Peter, Paul and Mary’s version of John Denver’s Leaving on a Jet Plane became a number one single and one of the protest songs of the Vietnam War.
And the Rolling Stones held a concert at the Altamont speedway in California, where yet more deadly violence marred the image of the peace-loving decade.
In the Upper Valley, much of life proceeded as it often did, though perhaps a bit snowier than usual.
A late December storm dropped as much as 4 feet of snow on parts of Vermont, with the snowfall in Burlington for the month reaching 50 inches. And the Vermont governor, visiting family in Framingham, Mass., was snowbound there for two days.
But the Valley News also chronicled holiday rituals that endure. Cub Scouts in West Lebanon undertook a service project, wrapping handkerchiefs to give as presents to residents at the Grafton County Nursing Home.

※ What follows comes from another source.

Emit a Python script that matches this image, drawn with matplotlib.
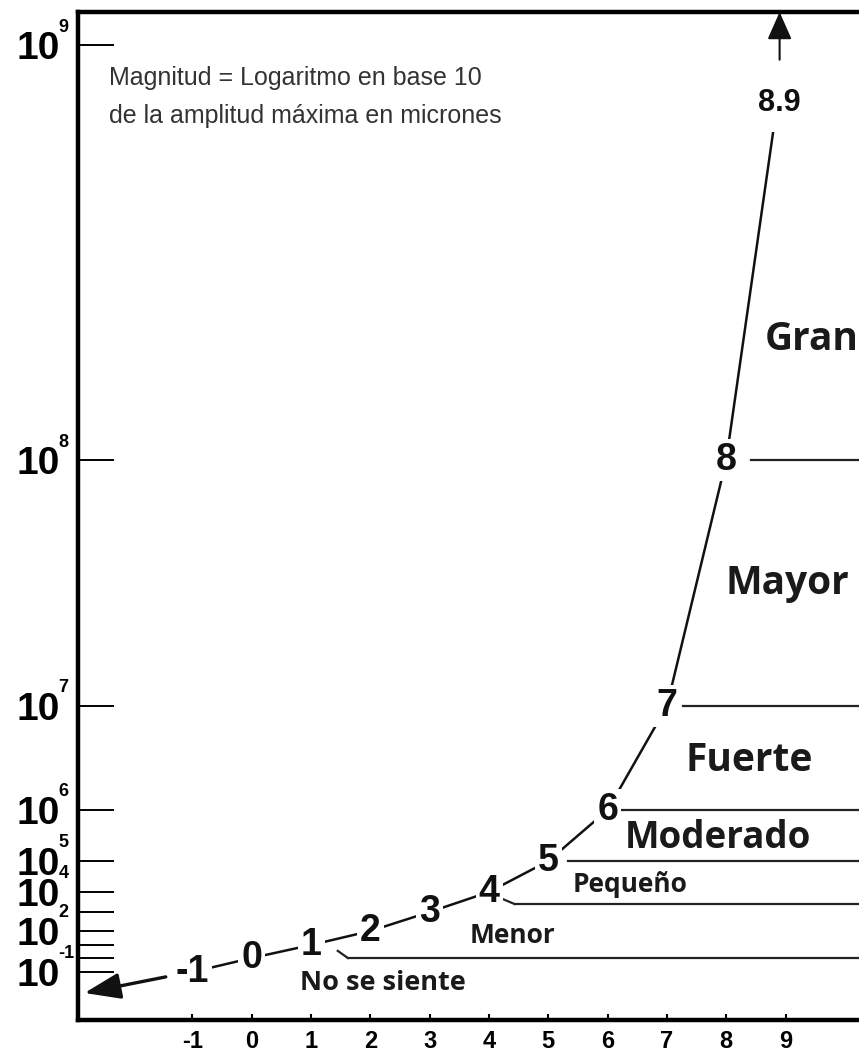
import numpy as np
import matplotlib
matplotlib.use("Agg")
import matplotlib.pyplot as plt
import matplotlib.transforms as mtransforms

# Escala de Richter: magnitud vs amplitud (10^n micrones)
magnitudes = [-1, 0, 1, 2, 3, 4, 5, 6, 7, 8, 8.9]
exponentes = [-1, 0, 1, 2, 3, 4, 5, 6, 7, 8, 8.9]
etiquetas_curva = ["-1", "0", "1", "2", "3", "4", "5", "6", "7", "8", "8.9"]

# ticks del eje y (exponente de 10) y las etiquetas que se ven
y_ticks = [9, 8, 7, 6, 5, 4, 3, 2, 1, 0, -1]
y_labels = ["9", "8", "7", "6", "5", "4", "", "2", "", "", "-1"]
x_ticks = list(range(-1, 10))

# posicion vertical de cada potencia en el dibujo original (altura relativa)
escala_exp = [-6, -1, 0, 1, 2, 3, 4, 5, 6, 7, 8, 9, 12]
escala_alt = [12, 82, 96, 109, 123, 142, 162, 193, 244, 348, 594, 1009, 2254]

# categorias y lineas de separacion
categorias = ["Gran", "Mayor", "Fuerte", "Moderado", "Pequeño", "Menor", "No se siente"]
cat_pos = [(8.65, 8.29), (7.98, 7.5), (7.32, 6.48), (6.29, 5.45), (5.41, 4.23), (3.68, 1.71), (0.81, -1.79)]
cat_size = [28, 28, 28, 26.5, 19, 19, 19.5]
limites = [8, 7, 6, 5, 3.4, 0]
limites_inicio = [8.42, 7.27, 6.24, 5.33, 4.43, 1.62]


def forward(e):
    return np.interp(e, escala_exp, escala_alt)


def inverse(h):
    return np.interp(h, escala_alt, escala_exp)


fig = plt.figure(figsize=(8.59, 10.54), dpi=100)
ax = fig.add_axes([78 / 859, 34 / 1054, 822 / 859, 1008 / 1054])
ax.set_yscale("function", functions=(forward, inverse))
ax.set_xlim(-2.93, 10.93)
ax.set_ylim(-4.43, 9.08)

for s in ["left", "bottom", "top"]:
    ax.spines[s].set_linewidth(3.2)
ax.spines["right"].set_visible(False)

# eje y: "10" como etiqueta y el exponente como superindice aparte
ax.set_yticks(y_ticks)
ax.set_yticklabels(["10" if l else "" for l in y_labels], fontsize=28,
                   fontweight="bold", family="Liberation Sans")
ax.tick_params(axis="y", direction="in", length=26, width=1.4, pad=13)
trans_sup = mtransforms.blended_transform_factory(ax.transAxes, ax.transData)
for e, l in zip(y_ticks, y_labels):
    if l:
        ax.annotate(l, xy=(-0.024, e), xycoords=trans_sup, xytext=(0, 13),
                    textcoords="offset points", ha="left", va="center",
                    fontsize=13, fontweight="bold", family="Liberation Sans",
                    annotation_clip=False)

ax.set_xticks(x_ticks)
ax.set_xticklabels([str(v) for v in x_ticks], fontsize=17, fontweight="bold",
                   family="Liberation Sans")
ax.tick_params(axis="x", direction="in", length=4, width=1.5, pad=7)
ax.yaxis.set_minor_locator(plt.NullLocator())

# curva magnitud = log10(amplitud)
ax.plot(magnitudes, exponentes, color="#111111", lw=1.8, zorder=2)
for m, e, t in zip(magnitudes, exponentes, etiquetas_curva):
    ultimo = t == "8.9"
    ax.annotate(t, (m, e), xytext=(0, -12 if ultimo else 0), textcoords="offset points",
                ha="center", va="center", fontsize=22 if ultimo else 27,
                fontweight="bold", family="Liberation Sans", color="#111111", zorder=3,
                bbox=dict(boxstyle="square,pad=%s" % (0.45 if ultimo else 0.08),
                          fc="white", ec="none"))

# flechas en los extremos
ax.annotate("", xy=(8.9, 9.08), xytext=(8.9, 8.965),
            arrowprops=dict(arrowstyle="-|>,head_length=1.7,head_width=0.75",
                            color="#111111", lw=1.5, shrinkA=0, shrinkB=0), zorder=4)
ax.annotate("", xy=(-2.82, -2.5), xytext=(-1.45, -1.35),
            arrowprops=dict(arrowstyle="-|>,head_length=2.2,head_width=0.8",
                            color="#111111", lw=2.4, shrinkA=0, shrinkB=0))

# lineas de separacion entre categorias
for lv, x0 in zip(limites, limites_inicio):
    ax.plot([x0, 12], [lv, lv], color="#222222", lw=1.6, zorder=1)
ax.plot([4.15, 4.43], [3.75, 3.4], color="#222222", lw=1.6, zorder=1)
ax.plot([1.45, 1.62], [0.55, 0.0], color="#222222", lw=1.6, zorder=1)

for c, (x, y), fs in zip(categorias, cat_pos, cat_size):
    ax.text(x, y, c, ha="left", va="center", fontsize=fs, fontweight="bold",
            family="Open Sans", color="#1a1a1a")

ax.text(-2.4, 8.875, "Magnitud = Logaritmo en base 10\nde la amplitud máxima en micrones",
        ha="left", va="center", fontsize=18, family="Liberation Sans",
        color="#333333", linespacing=1.7)

fig.savefig("out.png", dpi=100)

A worker at Mary Hitchcock Memorial Hospital spent her spare time shooing her husband out of the kitchen and making dozens of boxes of fudge and hard candy to be given to inmates at the County Farm and to patients at the Veterans Administration hospital in White River Junction.
And a local Santa Claus paid a visit to children in the Lebanon Head Start program, where administrators said volunteers were “desperately needed.”
There’s always a need. And in the Valley, almost always a good-hearted person to meet it.